Com voto “histórico”, Celso de Mello alfineta Damares, cita Simone de Beauvoir e aponta “omissão” do Congresso

Luís Roberto Barroso e Cármen Lúcia chamaram de “histórico” o voto do colega. Sessão será retomada na próxima quarta.

Celso de Mello: Ministro apontou que Congresso foi omisso no combate á LGBTfobia. (Foto: Nelson Jr./SCO/STF)
Celso de Mello: Ministro apontou que Congresso foi omisso no combate á LGBTfobia. (Foto: Nelson Jr./SCO/STF)
Relator de uma das ações que pedem a criminalização da LGBTfobia, o ministro do STF (Supremo Tribunal Federal) Celso de Mello afirmou em julgamento hoje que a “heteronormatividade” restringe os direitos da população LGBT e citou, em tom crítico, a frase da ministra dos Direitos Humanos, Damares Alves, de que “menino veste azul e menina veste rosa”.

A sessão desta quinta foi encerrada sem o ministro terminar seu voto, que será retomado na próxima quarta. Hoje, Celso de Mello fez uma defesa dos direitos de lésbicas, gays, bissexuais, travestis e transexuais.

“Essa visão de mundo, fundada na ideia artificialmente construída de que as diferenças biológicas entre o homem e a mulher devem determinar os seus papéis sociais –meninos vestem azul e meninas vestem rosa– essa concepção de mundo impõe, notadamente em face dos integrantes da comunidade LGBT, uma inaceitável restrição às suas liberdades fundamentais, submetendo tais pessoas a um padrão existencial heteronormativo incompatível com a diversidade e o pluralismo que caracterizam uma sociedade democrática”, disse o ministro.

Para exemplificar seu pensamento, Celso de Mello citou a frase da filósofa feminista francesa Simone de Beauvoir de que “ninguém nasce mulher, torna-se mulher”.

Durante a sessão, os ministros Luís Roberto Barroso e Cármen Lúcia chamaram de “histórico” o voto de Celso de Mello.

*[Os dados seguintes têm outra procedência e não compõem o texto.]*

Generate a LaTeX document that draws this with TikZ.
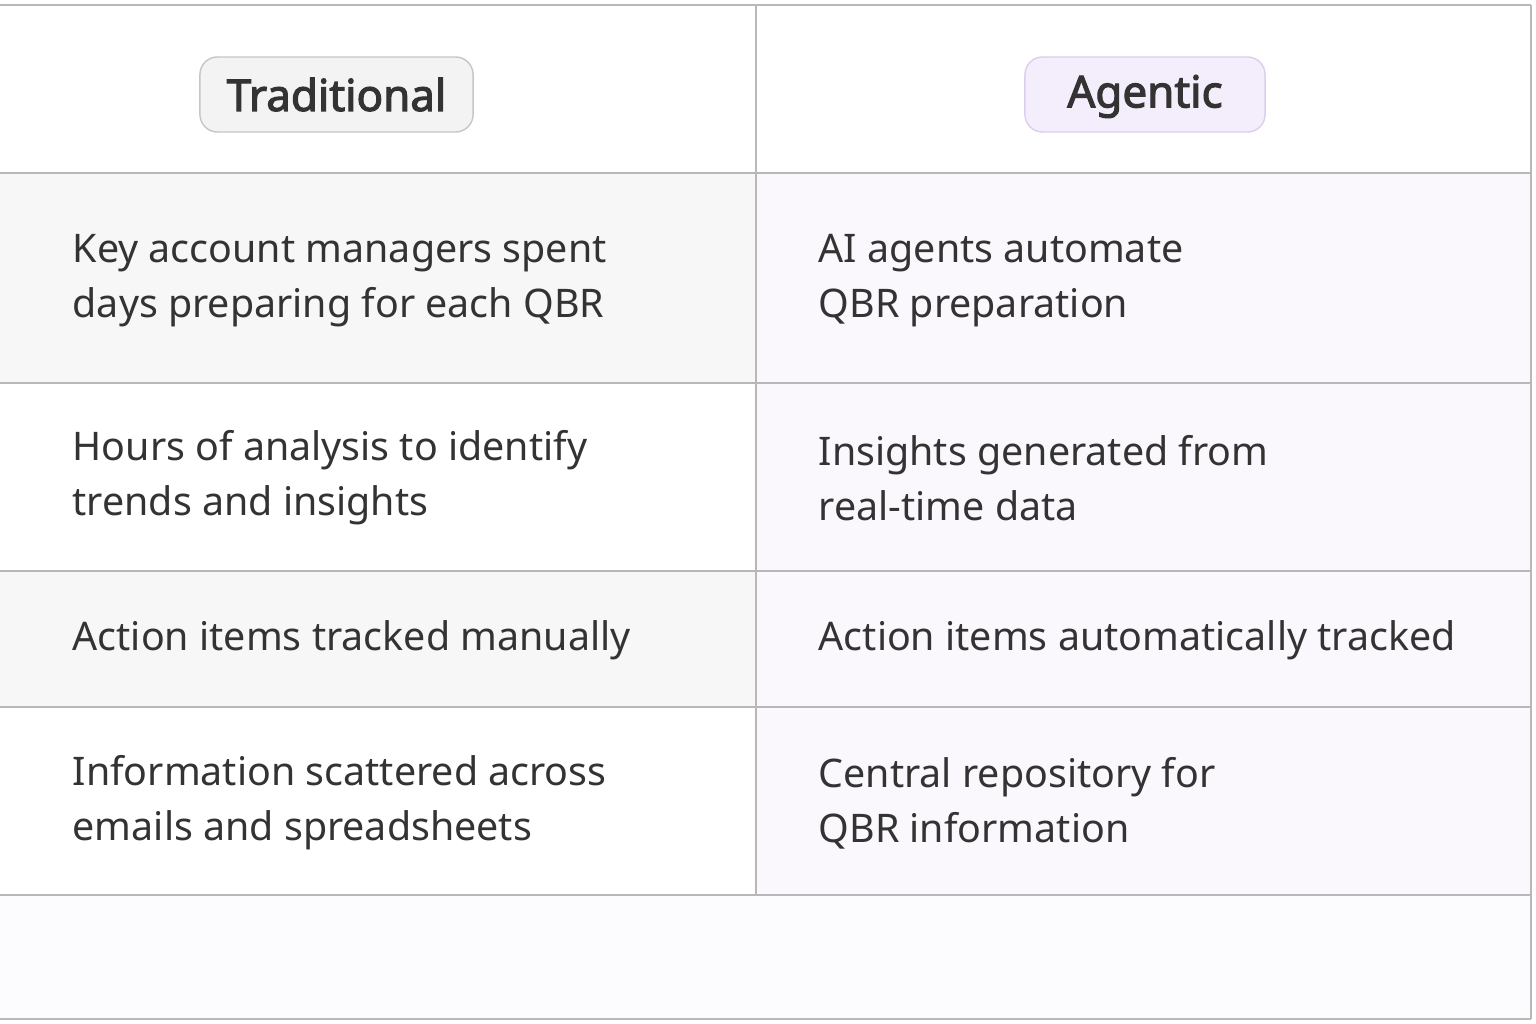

A frase de Damares foi registrada em vídeo durante comemoração pouco depois de tomar posse no cargo. Na imagem, a ministra aparece dizendo: “Atenção, atenção. É uma nova era no Brasil. Menino veste azul e menina veste rosa”.

Em outro ponto de seu voto, Celso de Mello criticou o uso da expressão “ideologia de gênero”, termo usado por segmentos religiosos para criticar a ideia da livre orientação sexual, em contraponto à ideia defendida por esses segmentos de que o sexo biológico deve determinar o gênero e a orientação sexual.

“Cabe destacar que se algo aqui é ideológico, no sentido pejorativo, é a tese que defende que as pessoas nascem heterossexuais e cis-gêneras [pessoas cujo sexo biológico corresponde à identidade de gênero] e que por orientação sexual posteriormente passam a escolher alguma orientação sexual não heterossexual”, disse o Celso de Mello.

O ministro apontou “omissão” e “inércia” do Congresso Nacional no enfrentamento da LGBTfobia, ao prosseguir a leitura do voto de mais de 70 páginas.

“A omissão do Estado qualifica-se como comportamento revestido da maior gravidade político-jurídica, uma vez que mediante inércia o poder público também desrespeita a Constituição, também ofende direitos que nela se fundam. Mediante inércia o poder público também impede a própria aplicabilidade dos postulados da lei fundamental. A inércia do Estado qualifica-se perigosamente como um dos processos deformadores da Constituição”, disse.

Celso de Mello foi o primeiro ministro a votar, quando o STF julga duas ações que pedem a criminalização da LGBTfobia, que são caracterizadas por ofensas, agressões ou atos de preconceito contra as pessoas LGBT. O ministro não concluiu seu voto e ainda não é possível saber se ele vai deferir o pedido.

As ações foram apresentadas pelo PPS (Partido Popular Socialista) e pela ABGLT (Associação Brasileira de Gays, Lésbicas e Transgêneros). Celso de Mello é relator de um dos processos e o ministro Edson Fachin, do outro.

O crime de LGBTfobia não está previsto na legislação penal brasileira. Nos casos envolvendo agressões motivadas por preconceito contra a população LGBT, a conduta é tratada como lesão corporal, tentativa de homicídio ou ofensa moral.

As ações afirmam que a discriminação hoje existente na sociedade tem impedido a população LGBT de viver livremente os exercícios de todos os seus direitos.